Since Catholics believe that Mary was without sin and is the greatest creature God ever made, and the Mother of God to boot, we think her prayers have the most power of any creature’s prayer. It makes entire biblical sense. Does asking Mary or any saint to intercede for us imply that she or Moses or Abraham (or someone like Billy Graham or Mother Teresa) is holier or more powerful than God? No, not in the slightest! It’s merely following these biblical directives.

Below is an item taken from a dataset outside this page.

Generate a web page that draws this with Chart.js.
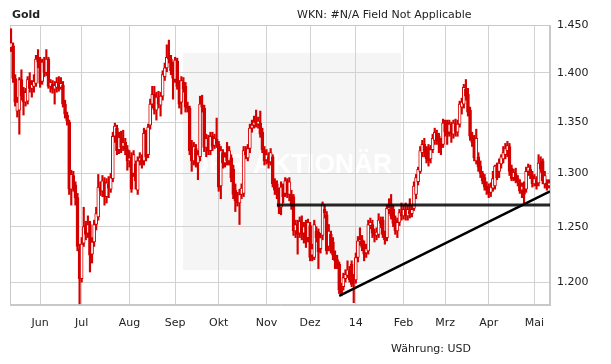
<!DOCTYPE html>
<html>
<head>
<meta charset="utf-8">
<script src="https://cdn.jsdelivr.net/npm/chart.js@4"></script>
<style>
  html, body { margin: 0; padding: 0; background: #fff; }
  #wrap { position: relative; width: 611px; height: 364px; font-family: 'DejaVu Sans', sans-serif; color: #222; }
  #gold { position: absolute; left: 12px; top: 8px; font-size: 11px; font-weight: bold; }
  #wkn { position: absolute; left: 297px; top: 8px; font-size: 11px; }
  #ccy { position: absolute; left: 391px; top: 342px; font-size: 11px; }
  canvas { position: absolute; left: 0; top: 0; }
</style>
</head>
<body>
<div id="wrap">
  <canvas id="chart" width="611" height="364"></canvas>
  <div id="gold">Gold</div>
  <div id="wkn">WKN: #N/A Field Not Applicable</div>
  <div id="ccy">Währung: USD</div>
</div>
<script>
// daily bars, mid May 2013 .. mid May 2014 (index = trading day)
const opens = [
  1426,1428,1394,1361,1362,1393,1381,1370,1371,1392,1384,1386,1389,1414,1413,1391,1411,1400,1414,1386,
  1388,1383,1385,1389,1385,1387,1368,1357,1350,1285,1298,1289,1277,1230,1203,1235,1251,1244,1252,1225,
  1236,1252,1259,1287,1283,1292,1278,1290,1285,1295,1336,1344,1323,1334,1326,1330,1323,1312,1316,1300,
  1309,1284,1312,1314,1312,1338,1318,1347,1368,1378,1362,1374,1367,1376,1396,1405,1415,1414,1407,1393,
  1412,1386,1370,1390,1386,1366,1364,1325,1312,1324,1310,1316,1367,1364,1325,1333,1322,1336,1327,1333,
  1328,1288,1320,1310,1316,1312,1315,1304,1284,1276,1272,1280,1281,1321,1315,1324,1344,1347,1350,1348,
  1349,1340,1322,1313,1316,1311,1316,1292,1290,1282,1268,1286,1281,1292,1280,1280,1278,1246,1252,1244,
  1254,1244,1250,1240,1251,1224,1222,1246,1245,1230,1242,1266,1261,1232,1243,1236,1224,1220,1216,1195,
  1196,1203,1206,1210,1216,1203,1202,1222,1237,1238,1234,1226,1228,1251,1252,1245,1242,1243,1255,1256,
  1243,1240,1266,1268,1266,1256,1246,1254,1262,1260,1266,1260,1265,1262,1267,1280,1292,1302,1320,1328,
  1322,1325,1314,1323,1332,1339,1336,1330,1328,1348,1350,1340,1347,1338,1348,1340,1348,1365,1368,1383,
  1378,1362,1336,1334,1312,1316,1307,1300,1296,1288,1284,1282,1286,1288,1306,1302,1309,1314,1318,1322,
  1326,1305,1296,1300,1295,1291,1284,1289,1285,1302,1304,1298,1290,1294,1291,1310,1312,1290,1291,1288
];
const highs = [
  1446,1431,1398,1375,1395,1403,1385,1384,1396,1400,1392,1398,1418,1424,1416,1414,1416,1424,1416,1393,
  1392,1391,1395,1396,1395,1391,1372,1360,1352,1303,1302,1292,1281,1234,1240,1268,1255,1260,1255,1240,
  1256,1268,1299,1292,1298,1296,1295,1297,1300,1340,1349,1347,1340,1341,1342,1334,1327,1322,1320,1322,
  1312,1316,1320,1318,1344,1342,1348,1373,1386,1386,1380,1381,1380,1402,1410,1429,1434,1418,1411,1416,
  1415,1392,1396,1395,1390,1370,1366,1332,1330,1328,1322,1376,1377,1367,1338,1337,1340,1340,1338,1354,
  1331,1326,1323,1320,1330,1326,1318,1308,1290,1282,1285,1290,1326,1326,1328,1348,1352,1356,1362,1355,
  1361,1344,1326,1323,1320,1324,1318,1295,1293,1286,1292,1290,1296,1295,1296,1284,1280,1256,1256,1259,
  1260,1254,1256,1257,1254,1234,1256,1250,1248,1244,1273,1270,1264,1252,1246,1240,1228,1224,1218,1199,
  1208,1211,1219,1214,1219,1207,1226,1241,1249,1242,1237,1234,1256,1258,1256,1248,1249,1262,1259,1259,
  1246,1270,1276,1280,1270,1260,1258,1266,1272,1270,1272,1270,1276,1270,1292,1299,1306,1326,1332,1334,
  1326,1328,1327,1338,1344,1342,1339,1334,1353,1352,1352,1352,1350,1352,1353,1352,1371,1374,1388,1393,
  1384,1365,1340,1337,1343,1320,1312,1302,1299,1292,1290,1291,1302,1308,1310,1314,1318,1326,1329,1331,
  1329,1308,1304,1305,1298,1294,1291,1292,1306,1309,1308,1302,1299,1297,1318,1316,1314,1302,1294,1294
];
const lows = [
  1422,1390,1366,1355,1338,1372,1357,1366,1368,1380,1375,1380,1386,1405,1385,1388,1396,1397,1384,1380,
  1379,1368,1380,1381,1383,1365,1354,1347,1280,1270,1283,1270,1228,1181,1200,1232,1238,1240,1209,1217,
  1232,1247,1256,1279,1278,1270,1272,1277,1282,1292,1330,1318,1319,1320,1322,1318,1303,1306,1282,1297,
  1285,1280,1308,1305,1308,1312,1315,1343,1364,1358,1352,1364,1356,1372,1392,1401,1410,1398,1373,1390,
  1383,1364,1358,1380,1360,1360,1318,1302,1308,1306,1294,1312,1360,1321,1316,1318,1318,1322,1324,1325,
  1283,1276,1305,1306,1308,1308,1292,1276,1264,1269,1252,1276,1278,1314,1312,1320,1340,1344,1345,1344,
  1335,1320,1308,1309,1305,1308,1287,1280,1276,1262,1261,1272,1278,1277,1274,1266,1242,1240,1225,1240,
  1238,1235,1231,1236,1219,1219,1220,1236,1212,1226,1238,1258,1225,1228,1226,1220,1212,1212,1190,1188,
  1193,1200,1204,1200,1196,1182,1199,1218,1233,1228,1219,1222,1225,1248,1240,1236,1238,1240,1249,1240,
  1234,1237,1262,1257,1250,1243,1240,1251,1256,1257,1256,1256,1258,1259,1265,1276,1289,1300,1316,1316,
  1310,1307,1310,1320,1328,1328,1320,1318,1325,1336,1328,1336,1330,1334,1336,1336,1345,1358,1364,1372,
  1356,1332,1326,1312,1309,1302,1296,1290,1284,1280,1277,1278,1283,1285,1294,1296,1305,1310,1314,1316,
  1298,1293,1293,1291,1288,1281,1277,1272,1282,1298,1295,1287,1288,1285,1288,1301,1290,1286,1284,1286
];
const closes = [
  1431,1394,1370,1370,1393,1376,1370,1380,1393,1384,1388,1391,1414,1411,1389,1411,1400,1414,1386,1390,
  1383,1387,1390,1384,1389,1368,1358,1351,1285,1299,1286,1277,1232,1203,1234,1250,1243,1252,1224,1236,
  1252,1262,1287,1283,1293,1278,1291,1286,1296,1336,1346,1322,1335,1325,1330,1323,1312,1315,1285,1318,
  1293,1312,1315,1310,1339,1316,1345,1368,1378,1362,1375,1368,1376,1398,1405,1416,1414,1402,1394,1413,
  1386,1368,1392,1383,1365,1364,1322,1312,1326,1310,1318,1368,1365,1325,1334,1322,1336,1326,1334,1328,
  1287,1322,1310,1316,1312,1322,1296,1280,1274,1272,1280,1286,1322,1318,1324,1344,1347,1350,1348,1351,
  1338,1323,1312,1318,1310,1320,1290,1284,1280,1268,1287,1278,1293,1280,1292,1270,1246,1252,1243,1255,
  1243,1250,1240,1254,1222,1230,1252,1240,1227,1240,1271,1263,1228,1246,1232,1224,1219,1215,1193,1190,
  1204,1207,1211,1202,1198,1202,1222,1237,1238,1231,1225,1230,1252,1254,1244,1242,1245,1256,1253,1243,
  1238,1267,1268,1260,1253,1246,1254,1263,1260,1266,1260,1266,1262,1266,1288,1296,1304,1322,1328,1322,
  1314,1312,1323,1334,1340,1332,1330,1326,1349,1340,1338,1348,1338,1349,1340,1348,1368,1370,1385,1376,
  1360,1336,1330,1315,1334,1306,1300,1293,1287,1284,1281,1287,1295,1307,1296,1310,1316,1320,1324,1327,
  1302,1295,1301,1294,1292,1283,1288,1280,1302,1306,1298,1290,1295,1288,1310,1304,1293,1298,1288,1291
];

// first trading day of each month (bar index) and its label
const monthStarts = [14, 34, 57, 79, 100, 123, 144, 166, 189, 209, 230, 252];
const monthNames = ['Jun', 'Jul', 'Aug', 'Sep', 'Okt', 'Nov', 'Dez', '14', 'Feb', 'Mrz', 'Apr', 'Mai'];
const yTicks = [1200, 1250, 1300, 1350, 1400, 1450];

// drawn lines: support at 1.270 and rising trend from the December low
const supportLevel = 1270;
const supportFrom = 128;
const trendFrom = { x: 158, y: 1188 };
const trendTo = { x: 259.5, y: 1283 };

const red = '#d40000';
const idx = closes.map((c, i) => i);

const bodies = idx.map(i => ({ x: i, y: [opens[i], closes[i]] }));
const wicks = idx.map(i => ({ x: i, y: [lows[i], highs[i]] }));
const bodyFill = idx.map(i => (closes[i] >= opens[i] ? '#ffffff' : red));

const fmt = v => String(v).replace(/(\d)(\d{3})$/, '$1.$2');

const watermark = {
  id: 'watermark',
  beforeDraw(chart) {
    const ctx = chart.ctx;
    ctx.save();
    ctx.fillStyle = '#f5f5f5';
    ctx.fillRect(183, 53, 218, 217);
    ctx.fillStyle = '#ffffff';
    ctx.font = 'bold 28px "Liberation Sans"';
    ctx.textBaseline = 'alphabetic';
    ctx.fillText('DER AKTIONÄR', 190, 173, 202);
    ctx.restore();
  }
};

const frame = {
  id: 'frame',
  beforeDatasetsDraw(chart) {
    const a = chart.chartArea;
    const ctx = chart.ctx;
    ctx.save();
    ctx.strokeStyle = '#c8c8c8';
    ctx.lineWidth = 1;
    ctx.strokeRect(Math.round(a.left) + 0.5, Math.round(a.top) + 0.5,
      Math.round(a.right - a.left) - 1, Math.round(a.bottom - a.top) - 1);
    ctx.restore();
  }
};

const config = {
  type: 'bar',
  data: {
    datasets: [
      {
        type: 'line',
        data: [{ x: supportFrom, y: supportLevel }, { x: 259.5, y: supportLevel }],
        borderColor: 'rgba(0,0,0,0.85)',
        borderWidth: 3,
        pointRadius: 0,
        order: 0,
      },
      {
        type: 'line',
        data: [trendFrom, trendTo],
        borderColor: '#000',
        borderWidth: 2.5,
        pointRadius: 0,
        order: 0,
      },
      {
        data: bodies,
        backgroundColor: bodyFill,
        borderColor: red,
        borderWidth: 1,
        borderSkipped: false,
        barThickness: 3,
        grouped: false,
        order: 1,
      },
      {
        data: wicks,
        backgroundColor: red,
        borderWidth: 0,
        barThickness: 1.5,
        grouped: false,
        order: 2,
      },
    ],
  },
  options: {
    responsive: false,
    animation: false,
    devicePixelRatio: 1,
    layout: { padding: { left: 10, top: 25, right: 0, bottom: 0 } },
    plugins: {
      legend: { display: false },
      tooltip: { enabled: false },
    },
    scales: {
      x: {
        type: 'linear',
        min: -0.5,
        max: 259.5,
        offset: false,
        grid: { color: '#d2d2d2', offset: false, drawTicks: false },
        border: { color: '#c8c8c8' },
        afterBuildTicks(axis) {
          axis.ticks = monthStarts.map(v => ({ value: v }));
        },
        afterFit(axis) {
          axis.height = 59;
        },
        ticks: {
          autoSkip: false,
          maxRotation: 0,
          padding: 12,
          color: '#222',
          font: { family: 'DejaVu Sans', size: 11 },
          callback: v => monthNames[monthStarts.indexOf(v)] ?? '',
        },
      },
      y: {
        type: 'logarithmic',
        position: 'right',
        min: 1180,
        max: 1450,
        grid: { color: '#d2d2d2', drawTicks: false },
        border: { color: '#c8c8c8' },
        afterBuildTicks(axis) {
          axis.ticks = yTicks.map(v => ({ value: v }));
        },
        afterFit(axis) {
          axis.width = 61;
        },
        ticks: {
          padding: 7,
          color: '#222',
          font: { family: 'DejaVu Sans', size: 11 },
          callback: v => fmt(v),
        },
      },
    },
  },
  plugins: [watermark, frame],
};

new Chart(document.getElementById('chart'), config);
</script>
</body>
</html>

My friend objected that many Marian prayers imply that Mary is more “approachable” than God. But I would say this is self-evidently true, if understood on the level of her being a creature as we are. This is exactly the reasoning, after all, that the Bible uses in describing Jesus, over against God the Father. We can relate to Jesus more, and he can even relate more to us, from his experience of being a man. The Bible states (Hebrews 4:15):

For we have not a high priest who is unable to sympathize with our weaknesses, but one who in every respect has been tempted as we are, yet without sin.

Catholic Mariology takes this to the next logical step. The holiest creature who ever lived: Mary, is able to “sympathize with our weaknesses” because she is human like we are, albeit one given so much grace that she never sinned (similar to Jesus but on an essentially lesser scale). But she is not God, so we can relate to her better as human beings than we can relate to God, and may choose to ask her to intercede for us to God.

The Blessed Virgin Mary is more “approachable”, just as Jesus is — in a sense — more approachable than the Father, as Hebrews 4 expressly states. It makes this “approachability” to the One who can better sympathize with our weakness the basis of our being able to “with confidence draw near to the throne of grace, that we may receive mercy and find grace” (4:16).

Protestants often contend that the Marian prayers make Mary higher or more powerful than God. They possibly can do so in the mind of the person praying them if he or she doesn’t understand them. But that’s a danger with anything in the life of the Christian disciple. Absolutely everything can be, and is distorted or corrupted. Our responsibility is to be properly educated so that we don’t fall into any of these devil’s traps. The presence of corruption in practice is not a reason to get rid of anything. The Bible would have to be the first thing to go, if so.

If we want a prayer answered, Mary is the most powerful, holy creature who can help us obtain that.